DATA BLOCK:
++++++
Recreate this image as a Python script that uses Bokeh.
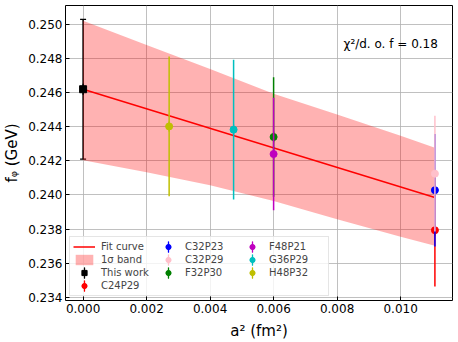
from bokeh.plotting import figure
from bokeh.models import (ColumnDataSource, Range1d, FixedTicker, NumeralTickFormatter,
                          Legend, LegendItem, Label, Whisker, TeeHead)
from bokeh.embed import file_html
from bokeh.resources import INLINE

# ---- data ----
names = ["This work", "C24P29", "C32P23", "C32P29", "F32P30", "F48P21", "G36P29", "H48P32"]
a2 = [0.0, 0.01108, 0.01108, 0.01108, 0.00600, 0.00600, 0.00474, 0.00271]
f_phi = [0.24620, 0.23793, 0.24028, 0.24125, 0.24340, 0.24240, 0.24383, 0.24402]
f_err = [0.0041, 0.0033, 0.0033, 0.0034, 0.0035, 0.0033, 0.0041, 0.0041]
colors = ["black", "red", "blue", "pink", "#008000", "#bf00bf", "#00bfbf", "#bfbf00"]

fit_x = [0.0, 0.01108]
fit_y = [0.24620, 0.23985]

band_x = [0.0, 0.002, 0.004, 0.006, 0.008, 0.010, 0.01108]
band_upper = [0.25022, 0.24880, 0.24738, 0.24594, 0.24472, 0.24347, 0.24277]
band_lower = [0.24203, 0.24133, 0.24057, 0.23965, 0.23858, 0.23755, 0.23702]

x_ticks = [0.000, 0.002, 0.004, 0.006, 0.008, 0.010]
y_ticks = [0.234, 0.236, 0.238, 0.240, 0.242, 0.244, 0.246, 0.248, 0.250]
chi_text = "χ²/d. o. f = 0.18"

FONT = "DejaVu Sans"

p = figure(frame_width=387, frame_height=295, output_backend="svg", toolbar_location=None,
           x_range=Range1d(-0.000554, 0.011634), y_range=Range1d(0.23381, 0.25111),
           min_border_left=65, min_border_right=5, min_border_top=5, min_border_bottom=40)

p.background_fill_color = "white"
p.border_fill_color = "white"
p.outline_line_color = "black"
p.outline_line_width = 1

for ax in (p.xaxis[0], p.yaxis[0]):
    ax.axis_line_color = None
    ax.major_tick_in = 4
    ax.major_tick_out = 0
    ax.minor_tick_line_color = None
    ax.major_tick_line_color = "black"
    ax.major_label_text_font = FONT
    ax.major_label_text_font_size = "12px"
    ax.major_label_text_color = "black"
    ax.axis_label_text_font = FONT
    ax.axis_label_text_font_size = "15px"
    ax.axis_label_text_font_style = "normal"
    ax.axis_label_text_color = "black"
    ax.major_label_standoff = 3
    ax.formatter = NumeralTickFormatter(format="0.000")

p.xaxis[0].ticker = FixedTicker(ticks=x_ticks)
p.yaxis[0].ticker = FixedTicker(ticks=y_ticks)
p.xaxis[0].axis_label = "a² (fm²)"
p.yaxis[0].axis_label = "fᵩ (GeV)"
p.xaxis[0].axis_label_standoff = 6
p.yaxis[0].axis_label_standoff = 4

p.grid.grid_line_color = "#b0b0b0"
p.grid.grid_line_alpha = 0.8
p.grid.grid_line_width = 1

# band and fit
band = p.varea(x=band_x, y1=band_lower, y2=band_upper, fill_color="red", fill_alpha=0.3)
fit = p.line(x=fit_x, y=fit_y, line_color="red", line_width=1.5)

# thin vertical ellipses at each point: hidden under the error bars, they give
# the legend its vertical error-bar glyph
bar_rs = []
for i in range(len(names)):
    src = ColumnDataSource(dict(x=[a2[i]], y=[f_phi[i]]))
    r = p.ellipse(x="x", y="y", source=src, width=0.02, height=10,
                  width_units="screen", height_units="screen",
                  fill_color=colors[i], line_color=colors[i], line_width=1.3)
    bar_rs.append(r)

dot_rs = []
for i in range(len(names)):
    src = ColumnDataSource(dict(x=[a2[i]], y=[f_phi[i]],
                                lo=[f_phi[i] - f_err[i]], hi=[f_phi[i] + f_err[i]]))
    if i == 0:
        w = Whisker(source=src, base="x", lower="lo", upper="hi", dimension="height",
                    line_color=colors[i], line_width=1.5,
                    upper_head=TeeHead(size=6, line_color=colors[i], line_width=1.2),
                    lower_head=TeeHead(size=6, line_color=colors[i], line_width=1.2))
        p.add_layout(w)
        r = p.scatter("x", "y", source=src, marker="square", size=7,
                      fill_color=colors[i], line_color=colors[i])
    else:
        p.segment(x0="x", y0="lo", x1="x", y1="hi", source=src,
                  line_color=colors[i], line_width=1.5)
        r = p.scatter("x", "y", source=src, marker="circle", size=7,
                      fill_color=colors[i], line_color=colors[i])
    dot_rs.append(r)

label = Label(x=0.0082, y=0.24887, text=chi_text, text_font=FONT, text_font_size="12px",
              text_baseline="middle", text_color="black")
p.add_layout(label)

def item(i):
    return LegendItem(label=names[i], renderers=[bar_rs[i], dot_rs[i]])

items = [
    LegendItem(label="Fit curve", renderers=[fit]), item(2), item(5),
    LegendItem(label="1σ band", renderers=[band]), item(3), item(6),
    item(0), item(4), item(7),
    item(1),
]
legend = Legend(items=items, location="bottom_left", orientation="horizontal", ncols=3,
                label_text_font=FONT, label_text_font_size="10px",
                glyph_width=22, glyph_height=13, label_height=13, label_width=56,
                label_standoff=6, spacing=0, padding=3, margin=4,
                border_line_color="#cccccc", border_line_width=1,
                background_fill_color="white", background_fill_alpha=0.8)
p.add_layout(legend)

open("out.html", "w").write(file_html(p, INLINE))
++++++
Give the data above again in full and unchanged, skipping the pictures.

SOLUTION TO THIS EXERCISE:
Recreate this image as a Python script that uses Bokeh.
from bokeh.plotting import figure
from bokeh.models import (ColumnDataSource, Range1d, FixedTicker, NumeralTickFormatter,
                          Legend, LegendItem, Label, Whisker, TeeHead)
from bokeh.embed import file_html
from bokeh.resources import INLINE

# ---- data ----
names = ["This work", "C24P29", "C32P23", "C32P29", "F32P30", "F48P21", "G36P29", "H48P32"]
a2 = [0.0, 0.01108, 0.01108, 0.01108, 0.00600, 0.00600, 0.00474, 0.00271]
f_phi = [0.24620, 0.23793, 0.24028, 0.24125, 0.24340, 0.24240, 0.24383, 0.24402]
f_err = [0.0041, 0.0033, 0.0033, 0.0034, 0.0035, 0.0033, 0.0041, 0.0041]
colors = ["black", "red", "blue", "pink", "#008000", "#bf00bf", "#00bfbf", "#bfbf00"]

fit_x = [0.0, 0.01108]
fit_y = [0.24620, 0.23985]

band_x = [0.0, 0.002, 0.004, 0.006, 0.008, 0.010, 0.01108]
band_upper = [0.25022, 0.24880, 0.24738, 0.24594, 0.24472, 0.24347, 0.24277]
band_lower = [0.24203, 0.24133, 0.24057, 0.23965, 0.23858, 0.23755, 0.23702]

x_ticks = [0.000, 0.002, 0.004, 0.006, 0.008, 0.010]
y_ticks = [0.234, 0.236, 0.238, 0.240, 0.242, 0.244, 0.246, 0.248, 0.250]
chi_text = "χ²/d. o. f = 0.18"

FONT = "DejaVu Sans"

p = figure(frame_width=387, frame_height=295, output_backend="svg", toolbar_location=None,
           x_range=Range1d(-0.000554, 0.011634), y_range=Range1d(0.23381, 0.25111),
           min_border_left=65, min_border_right=5, min_border_top=5, min_border_bottom=40)

p.background_fill_color = "white"
p.border_fill_color = "white"
p.outline_line_color = "black"
p.outline_line_width = 1

for ax in (p.xaxis[0], p.yaxis[0]):
    ax.axis_line_color = None
    ax.major_tick_in = 4
    ax.major_tick_out = 0
    ax.minor_tick_line_color = None
    ax.major_tick_line_color = "black"
    ax.major_label_text_font = FONT
    ax.major_label_text_font_size = "12px"
    ax.major_label_text_color = "black"
    ax.axis_label_text_font = FONT
    ax.axis_label_text_font_size = "15px"
    ax.axis_label_text_font_style = "normal"
    ax.axis_label_text_color = "black"
    ax.major_label_standoff = 3
    ax.formatter = NumeralTickFormatter(format="0.000")

p.xaxis[0].ticker = FixedTicker(ticks=x_ticks)
p.yaxis[0].ticker = FixedTicker(ticks=y_ticks)
p.xaxis[0].axis_label = "a² (fm²)"
p.yaxis[0].axis_label = "fᵩ (GeV)"
p.xaxis[0].axis_label_standoff = 6
p.yaxis[0].axis_label_standoff = 4

p.grid.grid_line_color = "#b0b0b0"
p.grid.grid_line_alpha = 0.8
p.grid.grid_line_width = 1

# band and fit
band = p.varea(x=band_x, y1=band_lower, y2=band_upper, fill_color="red", fill_alpha=0.3)
fit = p.line(x=fit_x, y=fit_y, line_color="red", line_width=1.5)

# thin vertical ellipses at each point: hidden under the error bars, they give
# the legend its vertical error-bar glyph
bar_rs = []
for i in range(len(names)):
    src = ColumnDataSource(dict(x=[a2[i]], y=[f_phi[i]]))
    r = p.ellipse(x="x", y="y", source=src, width=0.02, height=10,
                  width_units="screen", height_units="screen",
                  fill_color=colors[i], line_color=colors[i], line_width=1.3)
    bar_rs.append(r)

dot_rs = []
for i in range(len(names)):
    src = ColumnDataSource(dict(x=[a2[i]], y=[f_phi[i]],
                                lo=[f_phi[i] - f_err[i]], hi=[f_phi[i] + f_err[i]]))
    if i == 0:
        w = Whisker(source=src, base="x", lower="lo", upper="hi", dimension="height",
                    line_color=colors[i], line_width=1.5,
                    upper_head=TeeHead(size=6, line_color=colors[i], line_width=1.2),
                    lower_head=TeeHead(size=6, line_color=colors[i], line_width=1.2))
        p.add_layout(w)
        r = p.scatter("x", "y", source=src, marker="square", size=7,
                      fill_color=colors[i], line_color=colors[i])
    else:
        p.segment(x0="x", y0="lo", x1="x", y1="hi", source=src,
                  line_color=colors[i], line_width=1.5)
        r = p.scatter("x", "y", source=src, marker="circle", size=7,
                      fill_color=colors[i], line_color=colors[i])
    dot_rs.append(r)

label = Label(x=0.0082, y=0.24887, text=chi_text, text_font=FONT, text_font_size="12px",
              text_baseline="middle", text_color="black")
p.add_layout(label)

def item(i):
    return LegendItem(label=names[i], renderers=[bar_rs[i], dot_rs[i]])

items = [
    LegendItem(label="Fit curve", renderers=[fit]), item(2), item(5),
    LegendItem(label="1σ band", renderers=[band]), item(3), item(6),
    item(0), item(4), item(7),
    item(1),
]
legend = Legend(items=items, location="bottom_left", orientation="horizontal", ncols=3,
                label_text_font=FONT, label_text_font_size="10px",
                glyph_width=22, glyph_height=13, label_height=13, label_width=56,
                label_standoff=6, spacing=0, padding=3, margin=4,
                border_line_color="#cccccc", border_line_width=1,
                background_fill_color="white", background_fill_alpha=0.8)
p.add_layout(legend)

open("out.html", "w").write(file_html(p, INLINE))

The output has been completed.